REQUIREMENTS: Below is a block of records; reproduce all of them exactly and leave out any pictures.

EXTRACTED MATERIAL:
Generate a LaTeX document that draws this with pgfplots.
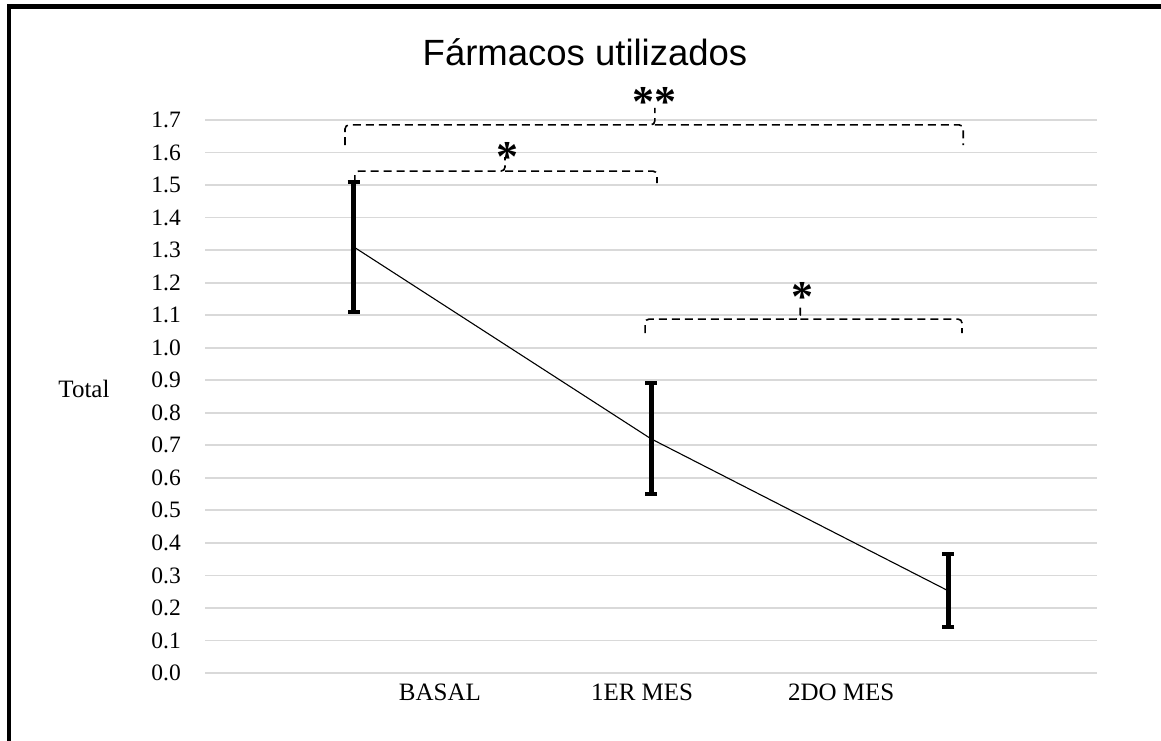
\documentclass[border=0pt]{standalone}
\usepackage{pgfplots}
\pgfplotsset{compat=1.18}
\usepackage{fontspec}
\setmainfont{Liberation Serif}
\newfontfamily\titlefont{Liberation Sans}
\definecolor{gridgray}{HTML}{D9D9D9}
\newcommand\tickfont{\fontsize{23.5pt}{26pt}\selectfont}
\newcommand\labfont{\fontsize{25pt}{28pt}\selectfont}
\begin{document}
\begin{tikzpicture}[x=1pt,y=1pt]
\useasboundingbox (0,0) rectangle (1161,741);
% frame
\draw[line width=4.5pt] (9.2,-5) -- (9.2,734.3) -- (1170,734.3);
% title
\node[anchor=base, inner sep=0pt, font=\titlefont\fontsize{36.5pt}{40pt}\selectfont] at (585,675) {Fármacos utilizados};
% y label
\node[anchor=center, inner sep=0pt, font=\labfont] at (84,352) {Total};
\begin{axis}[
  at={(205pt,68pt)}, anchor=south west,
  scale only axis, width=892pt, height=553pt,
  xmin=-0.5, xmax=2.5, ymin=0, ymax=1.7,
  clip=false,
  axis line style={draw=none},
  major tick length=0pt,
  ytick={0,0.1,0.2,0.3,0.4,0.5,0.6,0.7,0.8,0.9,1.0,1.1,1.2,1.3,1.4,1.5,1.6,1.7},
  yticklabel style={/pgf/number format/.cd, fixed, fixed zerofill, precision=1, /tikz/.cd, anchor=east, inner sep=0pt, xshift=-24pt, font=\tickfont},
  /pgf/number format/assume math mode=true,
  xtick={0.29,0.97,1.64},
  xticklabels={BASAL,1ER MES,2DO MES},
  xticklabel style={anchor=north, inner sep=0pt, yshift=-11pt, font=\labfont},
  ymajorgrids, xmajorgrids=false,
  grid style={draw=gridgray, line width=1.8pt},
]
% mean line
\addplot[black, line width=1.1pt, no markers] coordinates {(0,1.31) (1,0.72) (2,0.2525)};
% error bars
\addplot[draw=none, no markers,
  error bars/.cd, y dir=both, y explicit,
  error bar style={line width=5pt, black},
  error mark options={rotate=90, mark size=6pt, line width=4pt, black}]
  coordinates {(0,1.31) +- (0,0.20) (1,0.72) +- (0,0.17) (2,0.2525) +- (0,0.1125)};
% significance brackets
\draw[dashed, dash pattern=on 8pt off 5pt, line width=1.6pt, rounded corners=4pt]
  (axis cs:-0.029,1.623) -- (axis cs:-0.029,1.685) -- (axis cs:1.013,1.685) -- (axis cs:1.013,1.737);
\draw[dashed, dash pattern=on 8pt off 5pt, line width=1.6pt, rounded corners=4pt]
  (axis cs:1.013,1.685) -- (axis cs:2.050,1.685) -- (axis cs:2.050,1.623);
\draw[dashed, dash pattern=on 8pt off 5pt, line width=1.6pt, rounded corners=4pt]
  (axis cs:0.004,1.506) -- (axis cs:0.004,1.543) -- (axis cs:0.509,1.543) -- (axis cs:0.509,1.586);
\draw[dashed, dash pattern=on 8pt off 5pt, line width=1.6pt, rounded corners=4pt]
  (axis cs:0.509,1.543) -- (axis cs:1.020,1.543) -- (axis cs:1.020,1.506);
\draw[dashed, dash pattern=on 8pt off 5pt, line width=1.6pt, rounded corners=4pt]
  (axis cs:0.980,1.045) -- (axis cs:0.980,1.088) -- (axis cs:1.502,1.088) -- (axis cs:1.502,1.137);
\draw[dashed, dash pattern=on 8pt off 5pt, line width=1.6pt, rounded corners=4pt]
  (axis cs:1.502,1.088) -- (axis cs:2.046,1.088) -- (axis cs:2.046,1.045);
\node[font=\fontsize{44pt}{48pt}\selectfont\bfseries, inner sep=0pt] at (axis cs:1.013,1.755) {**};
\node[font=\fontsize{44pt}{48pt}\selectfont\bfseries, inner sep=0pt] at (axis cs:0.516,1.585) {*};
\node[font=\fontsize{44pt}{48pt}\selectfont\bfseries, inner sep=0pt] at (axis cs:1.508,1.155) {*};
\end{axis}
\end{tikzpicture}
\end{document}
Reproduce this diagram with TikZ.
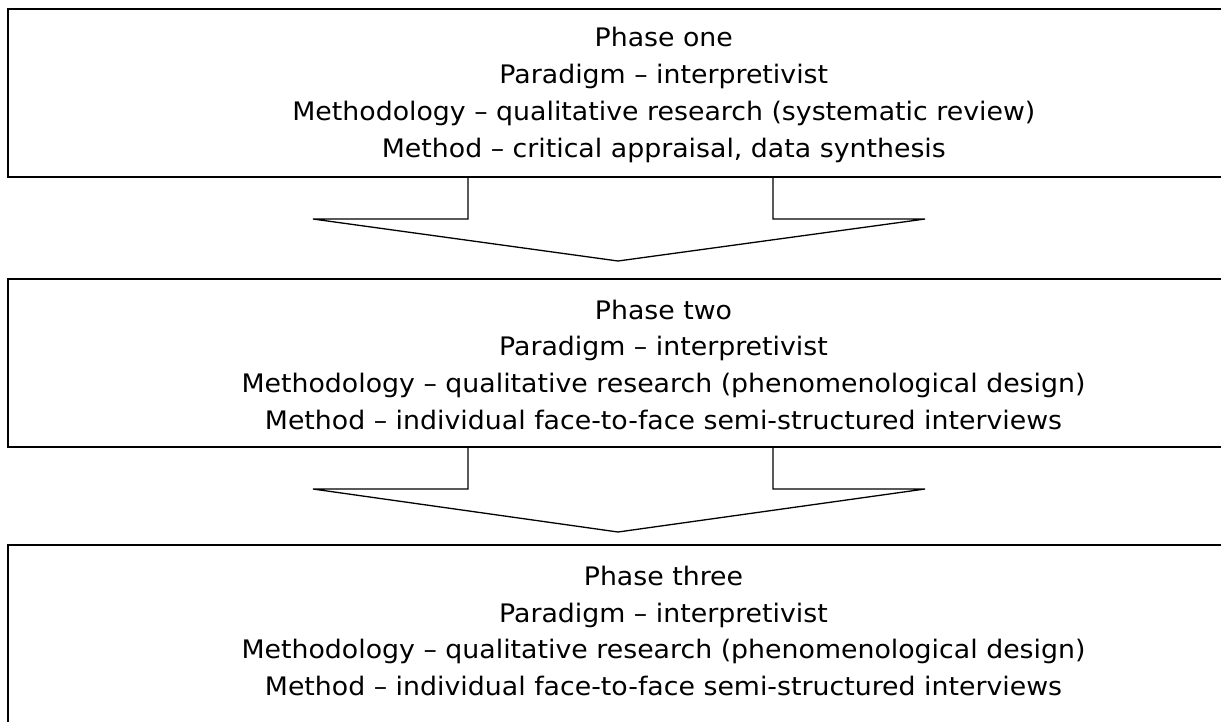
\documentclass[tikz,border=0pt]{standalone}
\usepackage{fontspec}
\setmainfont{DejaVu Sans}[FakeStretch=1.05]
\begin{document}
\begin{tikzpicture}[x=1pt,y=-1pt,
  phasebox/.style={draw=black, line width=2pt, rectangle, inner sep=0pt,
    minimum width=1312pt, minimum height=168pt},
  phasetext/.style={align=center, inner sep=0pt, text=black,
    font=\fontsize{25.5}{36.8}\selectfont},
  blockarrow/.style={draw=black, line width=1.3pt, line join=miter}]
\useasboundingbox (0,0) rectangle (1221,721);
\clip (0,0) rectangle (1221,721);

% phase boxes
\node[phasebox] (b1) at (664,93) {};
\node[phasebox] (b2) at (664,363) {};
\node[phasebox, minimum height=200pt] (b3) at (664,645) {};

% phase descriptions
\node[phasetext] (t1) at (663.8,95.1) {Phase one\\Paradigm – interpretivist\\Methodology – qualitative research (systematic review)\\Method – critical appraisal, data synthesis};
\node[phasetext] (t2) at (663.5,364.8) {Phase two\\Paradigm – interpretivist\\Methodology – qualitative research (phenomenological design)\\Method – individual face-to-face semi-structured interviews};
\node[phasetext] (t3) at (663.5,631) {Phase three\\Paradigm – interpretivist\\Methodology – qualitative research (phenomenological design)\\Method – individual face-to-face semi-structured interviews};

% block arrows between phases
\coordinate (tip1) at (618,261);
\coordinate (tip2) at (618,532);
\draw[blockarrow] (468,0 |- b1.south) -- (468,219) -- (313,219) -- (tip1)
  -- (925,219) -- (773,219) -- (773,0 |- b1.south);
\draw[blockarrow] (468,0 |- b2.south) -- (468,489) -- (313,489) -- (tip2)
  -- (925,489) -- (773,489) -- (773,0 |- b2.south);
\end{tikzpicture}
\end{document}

EXERCISE SOLUTION:
Generate a LaTeX document that draws this with pgfplots.
\documentclass[border=0pt]{standalone}
\usepackage{pgfplots}
\pgfplotsset{compat=1.18}
\usepackage{fontspec}
\setmainfont{Liberation Serif}
\newfontfamily\titlefont{Liberation Sans}
\definecolor{gridgray}{HTML}{D9D9D9}
\newcommand\tickfont{\fontsize{23.5pt}{26pt}\selectfont}
\newcommand\labfont{\fontsize{25pt}{28pt}\selectfont}
\begin{document}
\begin{tikzpicture}[x=1pt,y=1pt]
\useasboundingbox (0,0) rectangle (1161,741);
% frame
\draw[line width=4.5pt] (9.2,-5) -- (9.2,734.3) -- (1170,734.3);
% title
\node[anchor=base, inner sep=0pt, font=\titlefont\fontsize{36.5pt}{40pt}\selectfont] at (585,675) {Fármacos utilizados};
% y label
\node[anchor=center, inner sep=0pt, font=\labfont] at (84,352) {Total};
\begin{axis}[
  at={(205pt,68pt)}, anchor=south west,
  scale only axis, width=892pt, height=553pt,
  xmin=-0.5, xmax=2.5, ymin=0, ymax=1.7,
  clip=false,
  axis line style={draw=none},
  major tick length=0pt,
  ytick={0,0.1,0.2,0.3,0.4,0.5,0.6,0.7,0.8,0.9,1.0,1.1,1.2,1.3,1.4,1.5,1.6,1.7},
  yticklabel style={/pgf/number format/.cd, fixed, fixed zerofill, precision=1, /tikz/.cd, anchor=east, inner sep=0pt, xshift=-24pt, font=\tickfont},
  /pgf/number format/assume math mode=true,
  xtick={0.29,0.97,1.64},
  xticklabels={BASAL,1ER MES,2DO MES},
  xticklabel style={anchor=north, inner sep=0pt, yshift=-11pt, font=\labfont},
  ymajorgrids, xmajorgrids=false,
  grid style={draw=gridgray, line width=1.8pt},
]
% mean line
\addplot[black, line width=1.1pt, no markers] coordinates {(0,1.31) (1,0.72) (2,0.2525)};
% error bars
\addplot[draw=none, no markers,
  error bars/.cd, y dir=both, y explicit,
  error bar style={line width=5pt, black},
  error mark options={rotate=90, mark size=6pt, line width=4pt, black}]
  coordinates {(0,1.31) +- (0,0.20) (1,0.72) +- (0,0.17) (2,0.2525) +- (0,0.1125)};
% significance brackets
\draw[dashed, dash pattern=on 8pt off 5pt, line width=1.6pt, rounded corners=4pt]
  (axis cs:-0.029,1.623) -- (axis cs:-0.029,1.685) -- (axis cs:1.013,1.685) -- (axis cs:1.013,1.737);
\draw[dashed, dash pattern=on 8pt off 5pt, line width=1.6pt, rounded corners=4pt]
  (axis cs:1.013,1.685) -- (axis cs:2.050,1.685) -- (axis cs:2.050,1.623);
\draw[dashed, dash pattern=on 8pt off 5pt, line width=1.6pt, rounded corners=4pt]
  (axis cs:0.004,1.506) -- (axis cs:0.004,1.543) -- (axis cs:0.509,1.543) -- (axis cs:0.509,1.586);
\draw[dashed, dash pattern=on 8pt off 5pt, line width=1.6pt, rounded corners=4pt]
  (axis cs:0.509,1.543) -- (axis cs:1.020,1.543) -- (axis cs:1.020,1.506);
\draw[dashed, dash pattern=on 8pt off 5pt, line width=1.6pt, rounded corners=4pt]
  (axis cs:0.980,1.045) -- (axis cs:0.980,1.088) -- (axis cs:1.502,1.088) -- (axis cs:1.502,1.137);
\draw[dashed, dash pattern=on 8pt off 5pt, line width=1.6pt, rounded corners=4pt]
  (axis cs:1.502,1.088) -- (axis cs:2.046,1.088) -- (axis cs:2.046,1.045);
\node[font=\fontsize{44pt}{48pt}\selectfont\bfseries, inner sep=0pt] at (axis cs:1.013,1.755) {**};
\node[font=\fontsize{44pt}{48pt}\selectfont\bfseries, inner sep=0pt] at (axis cs:0.516,1.585) {*};
\node[font=\fontsize{44pt}{48pt}\selectfont\bfseries, inner sep=0pt] at (axis cs:1.508,1.155) {*};
\end{axis}
\end{tikzpicture}
\end{document}
Reproduce this diagram with TikZ.
\documentclass[tikz,border=0pt]{standalone}
\usepackage{fontspec}
\setmainfont{DejaVu Sans}[FakeStretch=1.05]
\begin{document}
\begin{tikzpicture}[x=1pt,y=-1pt,
  phasebox/.style={draw=black, line width=2pt, rectangle, inner sep=0pt,
    minimum width=1312pt, minimum height=168pt},
  phasetext/.style={align=center, inner sep=0pt, text=black,
    font=\fontsize{25.5}{36.8}\selectfont},
  blockarrow/.style={draw=black, line width=1.3pt, line join=miter}]
\useasboundingbox (0,0) rectangle (1221,721);
\clip (0,0) rectangle (1221,721);

% phase boxes
\node[phasebox] (b1) at (664,93) {};
\node[phasebox] (b2) at (664,363) {};
\node[phasebox, minimum height=200pt] (b3) at (664,645) {};

% phase descriptions
\node[phasetext] (t1) at (663.8,95.1) {Phase one\\Paradigm – interpretivist\\Methodology – qualitative research (systematic review)\\Method – critical appraisal, data synthesis};
\node[phasetext] (t2) at (663.5,364.8) {Phase two\\Paradigm – interpretivist\\Methodology – qualitative research (phenomenological design)\\Method – individual face-to-face semi-structured interviews};
\node[phasetext] (t3) at (663.5,631) {Phase three\\Paradigm – interpretivist\\Methodology – qualitative research (phenomenological design)\\Method – individual face-to-face semi-structured interviews};

% block arrows between phases
\coordinate (tip1) at (618,261);
\coordinate (tip2) at (618,532);
\draw[blockarrow] (468,0 |- b1.south) -- (468,219) -- (313,219) -- (tip1)
  -- (925,219) -- (773,219) -- (773,0 |- b1.south);
\draw[blockarrow] (468,0 |- b2.south) -- (468,489) -- (313,489) -- (tip2)
  -- (925,489) -- (773,489) -- (773,0 |- b2.south);
\end{tikzpicture}
\end{document}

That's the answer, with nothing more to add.